The timing matters. The US Treasury is borrowing $189 billion this quarter — $79 billion more than it estimated in February. Japan is selling into the same market where the US needs buyers. With the BOJ now at 1.00% and signaling more hikes, the pressure on Tokyo to defend the yen will grow. Every dollar Japan sells to prop up its currency is one less dollar of demand for US debt.
The story is buried under the Iran talks, the Fed meeting, and the World Cup. But the math is simple: the biggest foreign buyer is becoming a seller, and the biggest borrower needs more money.
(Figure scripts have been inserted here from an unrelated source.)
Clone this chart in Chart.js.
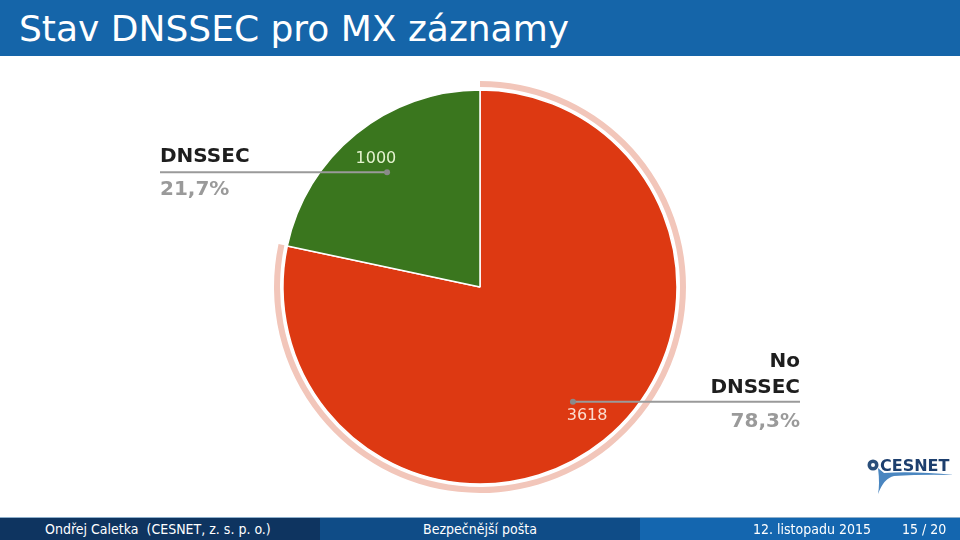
<!DOCTYPE html>
<html>
<head>
<meta charset="utf-8">
<script src="https://cdn.jsdelivr.net/npm/chart.js@4"></script>
<style>
  body { margin: 0; width: 960px; height: 540px; overflow: hidden; background: #fff; font-family: "DejaVu Sans", sans-serif; position: relative; }
  #head { position: absolute; left: 0; top: 0; width: 960px; height: 56px; background: #1565a9; }
  #head h1 { margin: 0; position: absolute; left: 19px; top: 8px; font-weight: normal; font-size: 36px; color: #fff; white-space: nowrap; }
  #wrap { position: absolute; left: 0; top: 56px; width: 960px; height: 461px; }
  #foot { position: absolute; left: 0; top: 517px; width: 960px; height: 23px; font-family: "DejaVu Sans Condensed", "DejaVu Sans", sans-serif; font-size: 14px; color: #fff; border-top: 1px solid #8fb0cc; }
  #foot div { position: absolute; top: 0; height: 23px; line-height: 22px; white-space: nowrap; }
  #logo { position: absolute; left: 864px; top: 454px; width: 92px; height: 42px; }
</style>
</head>
<body>
<div id="head"><h1>Stav DNSSEC pro MX záznamy</h1></div>
<div id="wrap"><canvas id="pieChart"></canvas></div>
<div id="logo">
  <svg width="92" height="42" viewBox="0 0 92 42">
    <path d="M14 14 Q16 30 14 40 Q20 24 30 22 Q60 20 90 21 Q50 17 20 19 Z" fill="#4a86c0"/>
    <circle cx="9" cy="11" r="5.5" fill="#2a4f7a"/>
    <circle cx="9" cy="11" r="2" fill="#fff"/>
    <text x="16" y="17" font-family="DejaVu Sans" font-weight="bold" font-size="16" fill="#1d3f6e">CESNET</text>
  </svg>
</div>
<div id="foot">
  <div style="left:0;width:320px;background:#0e3460;"><span style="position:absolute;left:45px;">Ondřej Caletka&nbsp;&nbsp;(CESNET, z. s. p. o.)</span></div>
  <div style="left:320px;width:320px;background:#0f4c87;text-align:center;">Bezpečnější pošta</div>
  <div style="left:640px;width:320px;background:#1466af;"><span style="position:absolute;left:113px;">12. listopadu 2015</span><span style="position:absolute;left:262px;">15 / 20</span></div>
</div>
<script>
const categories = ['No DNSSEC', 'DNSSEC'];
const counts = [3618, 1000];
const percentLabels = ['78,3%', '21,7%'];

const sliceColors = ['#dd3912', '#3a761e'];
const valueColors = ['#fbdccf', '#e4f3cf'];

// label blocks next to the pie (page coords relative to canvas)
const calloutPlugin = {
  id: 'callouts',
  afterDatasetsDraw(chart) {
    const ctx = chart.ctx;
    const meta = chart.getDatasetMeta(2);
    meta.data.forEach((arc, i) => {
      const mid = (arc.startAngle + arc.endAngle) / 2;
      const R = arc.outerRadius;
      const dotX = arc.x + Math.cos(mid) * R * 0.75;
      const dotY = arc.y + Math.sin(mid) * R * 0.75;
      const txtX = arc.x + Math.cos(mid) * R * 0.84;
      const txtY = arc.y + Math.sin(mid) * R * 0.84;

      ctx.save();
      // value label
      ctx.font = '16px "DejaVu Sans"';
      ctx.fillStyle = valueColors[i];
      ctx.textAlign = 'center';
      ctx.textBaseline = 'middle';
      ctx.fillText(String(counts[i]), txtX + (i === 0 ? 3 : 0), txtY);

      // leader line
      const lineY = dotY;
      const endX = i === 0 ? 800 : 160;
      ctx.strokeStyle = '#9a9a9a';
      ctx.lineWidth = 2;
      ctx.beginPath();
      ctx.moveTo(dotX, lineY);
      ctx.lineTo(endX, lineY);
      ctx.stroke();
      ctx.fillStyle = '#8a8a8a';
      ctx.beginPath();
      ctx.arc(dotX, lineY, 3, 0, Math.PI * 2);
      ctx.fill();

      // name + percent
      ctx.font = 'bold 20px "DejaVu Sans"';
      ctx.textBaseline = 'alphabetic';
      if (i === 0) {
        ctx.textAlign = 'right';
        ctx.fillStyle = '#1e1e1e';
        ctx.fillText('No', endX, lineY - 35);
        ctx.fillText('DNSSEC', endX, lineY - 9);
        ctx.fillStyle = '#9a9a9a';
        ctx.fillText(percentLabels[i], endX, lineY + 25);
      } else {
        ctx.textAlign = 'left';
        ctx.fillStyle = '#1e1e1e';
        ctx.fillText(categories[i], endX, lineY - 10);
        ctx.fillStyle = '#9a9a9a';
        ctx.fillText(percentLabels[i], endX, lineY + 23);
      }
      ctx.restore();
    });
  }
};

new Chart(document.getElementById('pieChart'), {
  type: 'pie',
  data: {
    labels: categories,
    datasets: [
      { // highlight ring on the largest slice
        data: counts,
        backgroundColor: ['#f2c6ba', 'rgba(0,0,0,0)'],
        borderWidth: 0,
        weight: 6
      },
      { // white gap
        data: counts,
        backgroundColor: ['rgba(0,0,0,0)', 'rgba(0,0,0,0)'],
        borderWidth: 0,
        weight: 3
      },
      {
        data: counts,
        backgroundColor: sliceColors,
        borderColor: '#ffffff',
        borderWidth: 1.5,
        weight: 197
      }
    ]
  },
  options: {
    responsive: true,
    maintainAspectRatio: false,
    animation: false,
    layout: { padding: { top: 25, bottom: 24, left: 274, right: 274 } },
    plugins: {
      legend: { display: false },
      tooltip: { enabled: false },
      title: { display: false }
    }
  },
  plugins: [calloutPlugin]
});
</script>
</body>
</html>
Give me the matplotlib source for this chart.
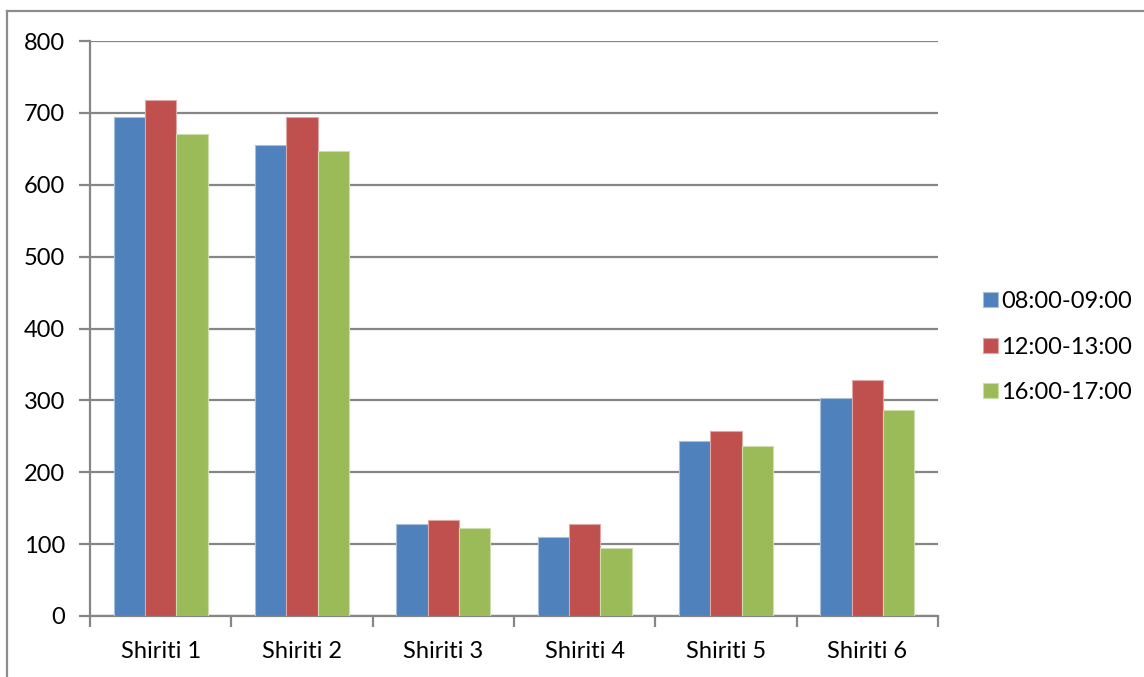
import matplotlib
matplotlib.use("Agg")
import matplotlib.pyplot as plt
import numpy as np
from matplotlib.lines import Line2D

categories = ["Shiriti 1", "Shiriti 2", "Shiriti 3", "Shiriti 4", "Shiriti 5", "Shiriti 6"]
series_names = ["08:00-09:00", "12:00-13:00", "16:00-17:00"]
morning = [694, 655, 128, 110, 244, 304]
noon = [718, 694, 133, 128, 257, 328]
afternoon = [671, 647, 122, 94, 237, 287]
y_ticks = [0, 100, 200, 300, 400, 500, 600, 700, 800]

colors = ["#4F81BD", "#C0504D", "#9BBB59"]
edges = ["#A7C0DE", "#DFA7A6", "#CDDDAC"]

plt.rcParams["font.family"] = ["Lato", "DejaVu Sans"]
plt.rcParams["font.size"] = 17

W, H = 1144, 677
fig = plt.figure(figsize=(W / 100, H / 100), dpi=100)

# chart frame
fig.add_artist(Line2D([7 / W, 7 / W], [-0.01, 1 - 10.5 / H], transform=fig.transFigure,
                      color="#8C8C8C", lw=1.6))
fig.add_artist(Line2D([7 / W, 1.01], [1 - 10.5 / H, 1 - 10.5 / H], transform=fig.transFigure,
                      color="#8C8C8C", lw=1.6))

ax = fig.add_axes([90 / W, (H - 616) / H, 848 / W, 575 / H])

n = len(categories)
x = np.arange(n)
group_gap = 1.5
bw = 1.0 / (3 + group_gap)
for i, (vals, c, ec, name) in enumerate(zip([morning, noon, afternoon], colors, edges, series_names)):
    offs = (i - 1) * bw
    ax.bar(x + 0.5 + offs, vals, width=bw, color=c, edgecolor=ec, linewidth=0.8,
           label=name, zorder=3)

ax.set_xlim(0, n)
ax.set_ylim(0, 800)
ax.set_yticks(y_ticks)
ax.yaxis.grid(True, color="#868686", lw=1.6, zorder=0)
ax.set_axisbelow(True)

ax.set_xticks(np.arange(n + 1))
ax.set_xticklabels([])
ax.set_xticks(x + 0.5, minor=True)
ax.set_xticklabels(categories, minor=True)
ax.tick_params(axis="x", which="minor", length=0, pad=18)
ax.tick_params(axis="x", which="major", length=8, width=1.6, color="#868686")
ax.tick_params(axis="y", length=8, width=1.6, color="#868686", pad=10)

for s in ["top", "right"]:
    ax.spines[s].set_visible(False)
for s in ["left", "bottom"]:
    ax.spines[s].set_color("#868686")
    ax.spines[s].set_linewidth(1.6)

handles, labels = ax.get_legend_handles_labels()
leg = fig.legend(handles, labels, loc="center left", bbox_to_anchor=(974 / W, (H - 347) / H),
                 frameon=False, handlelength=0.6, handleheight=0.6, handletextpad=0.15,
                 labelspacing=1.05, borderaxespad=0)

fig.savefig("out.png", dpi=100)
SOURCE: Japan Ministry of Finance, intervention disclosure, May 29, 2026; Bloomberg, Fed custody data reporting, May 2026; The Japan Times, June 2026
Final Assessment
On June 22, 1941, Germany launched Operation Barbarossa — three million troops across the Russian border, the largest invasion in history. It worked for five months. Then the supply lines stretched too thin, the assumptions broke down, and the whole plan reversed.
Today's board has a similar structure. The assumptions behind the MOU — that Iran would reopen Hormuz, that Israel would halt in Lebanon, that talks would proceed on schedule — broke down in under a week. The assumptions behind the Fed's hold — that inflation would moderate, that energy would cool — broke down the moment the strait went dark again. The assumptions behind the stress tests — that shocks are hypothetical — are being tested by the actual economy in real time.
Three things land this week: the expected FISA revote Tuesday, the stress test results Wednesday, and whatever Iran, Pakistan, and Qatar decide to do about the frozen talks. Any one of them could move markets. Together, they define whether the second half of 2026 starts with a framework or without one.